Ainsi, pour résumer, le reflux des réserves des émergents ne devrait être pas sans effet sur les prix des actifs dans les économies avancées. Mais ces effets passant par le canal du réajustement des portefeuilles ne devraient pas se résumer à une simple hausse des taux longs. Ils devraient être en réalité bien plus complexes, et produire notamment une déformation des courbes de taux et une hausse éventuelles des prix des actifs risqués.
2- Les pays émergents, source de contagion macroéconomique croissante :
Au-delà des canaux de la liquidité mondiale et du réajustement des portefeuilles, le recul des réserves des émergents mérite une attention particulière non seulement en lui-même mais surtout en ceci qu’il constitue le symptôme d’une transformation profonde de l’économie mondiale et de ses modes de financement. Cette tendance est, en premier lieu, le signe d’une moindre sous-évaluation des devises des économies émergentes, et, en contrepartie et toute chose égale par ailleurs, d’une moindre surévaluation de celles des pays avancés. Ceci devrait bénéficier à la croissance et à l’inflation dans ces derniers, et faciliter le redressement des taux longs.
En second lieu, le recul des réserves est également le reflet du ralentissement de la croissance des émergents, ce qui est susceptible de produire deux effets :
1-Cette décélération contribue au reflux durable des prix des matières premières : jusqu’à tout récemment, avec sa croissance rapide, la Chine consommait plus de la moitié de la production mondiale de fer et la moitié de la production mondiale d’aluminium et de cuivre (FMI 2015). La modération des cours des matières premières devrait contribuer à la modération de l’inflation dans les économies avancées et donc peser sur les taux longs.

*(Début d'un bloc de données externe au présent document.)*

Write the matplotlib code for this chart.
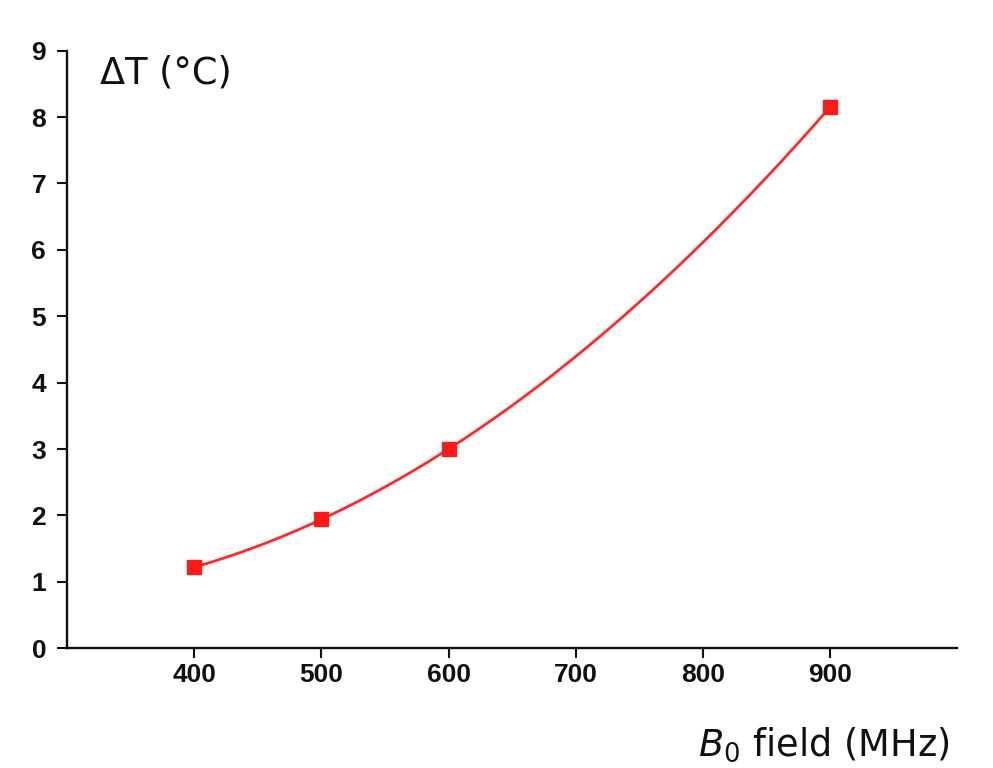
import numpy as np
import matplotlib
matplotlib.use("Agg")
import matplotlib.pyplot as plt

# Data
field_mhz = [400, 500, 600, 900]
delta_t = [1.22, 1.94, 3.00, 8.15]
x_ticks = [400, 500, 600, 700, 800, 900]
y_ticks = [0, 1, 2, 3, 4, 5, 6, 7, 8, 9]

fig = plt.figure(figsize=(9.93, 7.68), dpi=100)
ax = fig.add_axes([0.0675, 0.156, 0.8965, 0.778])

# smooth curve through the points
coef = np.polyfit(field_mhz, delta_t, 3)
xs = np.linspace(min(field_mhz), max(field_mhz), 300)
ax.plot(xs, np.polyval(coef, xs), color="#ff2a2a", lw=2.0, zorder=2)
ax.plot(field_mhz, delta_t, ls="none", marker="s", ms=10, color="#ff1a1a",
        mec="#ff1a1a", zorder=3)

ax.set_xlim(300, 1000)
ax.set_ylim(0, 9)
ax.set_xticks(x_ticks)
ax.set_yticks(y_ticks)

for s in ["top", "right"]:
    ax.spines[s].set_visible(False)
for s in ["left", "bottom"]:
    ax.spines[s].set_linewidth(1.7)
    ax.spines[s].set_color("#111111")

ax.tick_params(axis="both", direction="out", length=7, width=1.5,
               color="#111111", labelsize=19)
ax.tick_params(axis="x", pad=4)
ax.tick_params(axis="y", pad=8)
for lab in ax.get_xticklabels() + ax.get_yticklabels():
    lab.set_fontfamily("Liberation Sans")
    lab.set_fontweight("bold")
    lab.set_color("#111111")

fig.text(100 / 993, 1 - 73 / 768, "ΔT (°C)", fontsize=26.5, family="DejaVu Sans",
         va="center", ha="left", color="#111111")
fig.text(950 / 993, 1 - 745 / 768, r"$\it{B}$$_0$ field (MHz)", fontsize=26.5,
         family="DejaVu Sans", va="center", ha="right", color="#111111")

fig.savefig("out.png", dpi=100, facecolor="white")
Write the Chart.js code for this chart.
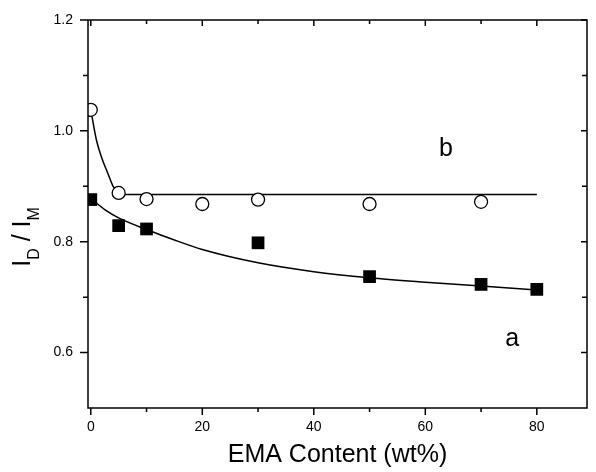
<!DOCTYPE html>
<html>
<head>
<meta charset="utf-8">
<script src="https://cdn.jsdelivr.net/npm/chart.js@4/dist/chart.umd.min.js"></script>
<style>
  html, body { margin: 0; padding: 0; background: #fff; }
  #wrap { width: 596px; height: 472px; }
</style>
</head>
<body>
<div id="wrap"><canvas id="myGrafic" width="596" height="472"></canvas></div>
<script>
Chart.defaults.font.family = "Arial, 'Liberation Sans', sans-serif";
Chart.defaults.font.size = 14;
Chart.defaults.color = '#000';

// measured points
const emaA = [0, 5, 10, 30, 50, 70, 80];
const ratioA = [0.876, 0.829, 0.823, 0.798, 0.737, 0.723, 0.714];
const emaB = [0, 5, 10, 20, 30, 50, 70];
const ratioB = [1.038, 0.888, 0.877, 0.868, 0.876, 0.868, 0.872];

// fitted curves
const fitAx = [0, 2.5, 5, 10, 15, 20, 30, 40, 50, 60, 70, 80];
const fitAy = [0.878, 0.858, 0.843, 0.822, 0.803, 0.786, 0.762, 0.746, 0.735, 0.727, 0.720, 0.713];
const fitBx = [0, 1, 2, 3, 4, 5, 6, 10, 80];
const fitBy = [1.038, 0.984, 0.950, 0.925, 0.900, 0.888, 0.885, 0.885, 0.885];

const xTicks = [0, 20, 40, 60, 80];
const yTicks = [0.6, 0.8, 1.0, 1.2];
const xMinor = [10, 30, 50, 70];
const yMinor = [0.7, 0.9, 1.1];

const pts = (xs, ys) => xs.map((x, i) => ({ x: x, y: ys[i] }));

// frame, tick marks, curve labels and the y title
const frame = {
  id: 'frame',
  afterDraw(chart) {
    const ctx = chart.ctx;
    const { left, right, top, bottom } = chart.chartArea;
    const xs = chart.scales.x, ys = chart.scales.y;
    ctx.save();
    ctx.strokeStyle = '#000';
    ctx.lineWidth = 1.5;
    ctx.strokeRect(left, top, right - left, bottom - top);
    ctx.beginPath();
    xTicks.forEach(v => {
      const p = xs.getPixelForValue(v);
      ctx.moveTo(p, bottom); ctx.lineTo(p, bottom + 7);
      ctx.moveTo(p, top); ctx.lineTo(p, top + 6);
    });
    xMinor.forEach(v => {
      const p = xs.getPixelForValue(v);
      ctx.moveTo(p, bottom); ctx.lineTo(p, bottom + 4);
      ctx.moveTo(p, top); ctx.lineTo(p, top + 4);
    });
    yTicks.forEach(v => {
      const p = ys.getPixelForValue(v);
      ctx.moveTo(left, p); ctx.lineTo(left - 8, p);
      ctx.moveTo(right, p); ctx.lineTo(right - 6, p);
    });
    yMinor.forEach(v => {
      const p = ys.getPixelForValue(v);
      ctx.moveTo(left, p); ctx.lineTo(left - 5, p);
      ctx.moveTo(right, p); ctx.lineTo(right - 5, p);
    });
    ctx.stroke();

    ctx.fillStyle = '#000';
    ctx.font = "25px Arial, 'Liberation Sans', sans-serif";
    ctx.textAlign = 'center';
    ctx.textBaseline = 'alphabetic';
    ctx.fillText('b', xs.getPixelForValue(63.7), ys.getPixelForValue(0.955));
    ctx.fillText('a', xs.getPixelForValue(75.6), ys.getPixelForValue(0.611));

    // I_D / I_M rotated
    ctx.translate(30, 237);
    ctx.rotate(-Math.PI / 2);
    const big = "25px Arial, 'Liberation Sans', sans-serif";
    const small = "16px Arial, 'Liberation Sans', sans-serif";
    const parts = [['I', big, 0], ['D', small, 9], [' / ', big, 0], ['I', big, 0], ['M', small, 9]];
    let w = 0;
    parts.forEach(p => { ctx.font = p[1]; w += ctx.measureText(p[0]).width; });
    let cx = -w / 2;
    ctx.textAlign = 'left';
    parts.forEach(p => {
      ctx.font = p[1];
      ctx.fillText(p[0], cx, p[2]);
      cx += ctx.measureText(p[0]).width;
    });
    ctx.restore();
  }
};

const mainGrafic = document.getElementById('myGrafic');
const chart = new Chart(mainGrafic, {
  type: 'scatter',
  data: {
    datasets: [{
      data: pts(fitAx, fitAy),
      showLine: true,
      borderColor: '#000',
      borderWidth: 1.5,
      pointRadius: 0,
      cubicInterpolationMode: 'monotone',
      order: 3,
    }, {
      data: pts(fitBx, fitBy),
      showLine: true,
      borderColor: '#000',
      borderWidth: 1.5,
      pointRadius: 0,
      cubicInterpolationMode: 'monotone',
      order: 4,
    }, {
      data: pts(emaA, ratioA),
      pointStyle: 'rect',
      pointRadius: 9,
      backgroundColor: '#000',
      borderColor: '#000',
      borderWidth: 0,
      order: 1,
    }, {
      data: pts(emaB, ratioB),
      pointStyle: 'circle',
      pointRadius: 6.5,
      backgroundColor: '#fff',
      borderColor: '#000',
      borderWidth: 1.3,
      order: 2,
    }]
  },
  options: {
    responsive: false,
    animation: false,
    layout: { padding: { top: 20, right: 5, left: 0, bottom: 0 } },
    scales: {
      x: {
        type: 'linear',
        min: -0.5,
        max: 89,
        afterBuildTicks: s => { s.ticks = xTicks.map(v => ({ value: v })); },
        afterFit: s => { s.height = 64; s.paddingLeft = 0; s.paddingRight = 0; },
        grid: { display: false, drawTicks: false },
        border: { display: false },
        ticks: { padding: 11, font: { size: 14 }, callback: v => String(v) },
        title: {
          display: true,
          text: 'EMA Content (wt%)',
          font: { size: 25 },
          padding: { top: 0, bottom: 2 },
        },
      },
      y: {
        type: 'linear',
        min: 0.5,
        max: 1.2,
        afterBuildTicks: s => { s.ticks = yTicks.map(v => ({ value: v })); },
        afterFit: s => { s.width = 88; s.paddingTop = 0; s.paddingBottom = 0; },
        grid: { display: false, drawTicks: false },
        border: { display: false },
        ticks: { padding: 15, font: { size: 14 }, callback: v => v.toFixed(1) },
      },
    },
    plugins: {
      legend: { display: false },
      tooltip: { enabled: false },
    }
  },
  plugins: [frame]
});
</script>
</body>
</html>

2-Le ralentissement de la croissance dans les émergents devrait se faire ressentir davantage que par le passé dans les économies avancées du fait du renforcement de leur intégration dans l’économie et le système financier mondial. Ainsi, une décélération de la croissance chinoise d’un point de pourcentage n’avait pas d’impact significativement différent de zéro sur la croissance américaine au début des années 2000. En 2015, l’impact est estimé à quelque 0,2 point (Chuik et Hinojosa 2016). De même, un recul de la croissance dans les BRICS est susceptible de réduire la croissance mondiale de 0,4 point sur deux ans (Huidrom et. al. 2016). La détérioration des perspectives de croissance dans les émergents devrait donc peser sur les taux longs dans les économies avancées, d’autant plus que la zone émergente exerce une influence croissante sur les prix des actifs mondiaux. En effet, les chocs sur les prix des actifs des pays émergents expliquent désormais le tiers de la variance des cours boursiers et taux de change dans les économies avancées du fait du renforcement de leur intégration financière (FMI 2016). Les économies émergentes pourraient donc être source de volatilité conséquente en cas de difficultés économiques majeures ou de défiance des marchés, par exemple à l’égard de pays souffrant d’un déficit courant profond ou d’une insuffisance des réserves par rapport à la dette externe de court terme.
Conclusion
La baisse des réserves des émergents devraient induire des effets de réajustement de portefeuille bien plus complexes et nuancés qu’une simple hausse des taux longs sur les marchés de la dette souveraine des économies avancées. Elle constitue en outre le symptôme d’une transformation profonde des économies émergentes qui devrait générer des « spillovers » significatifs et potentiellement contradictoires sur les marchés financiers dans les économies avancées. De ce fait, les banquiers centraux dans ces économies devraient pondérer davantage que par le passé les développements dans les pays émergents dans leur fonction de réaction.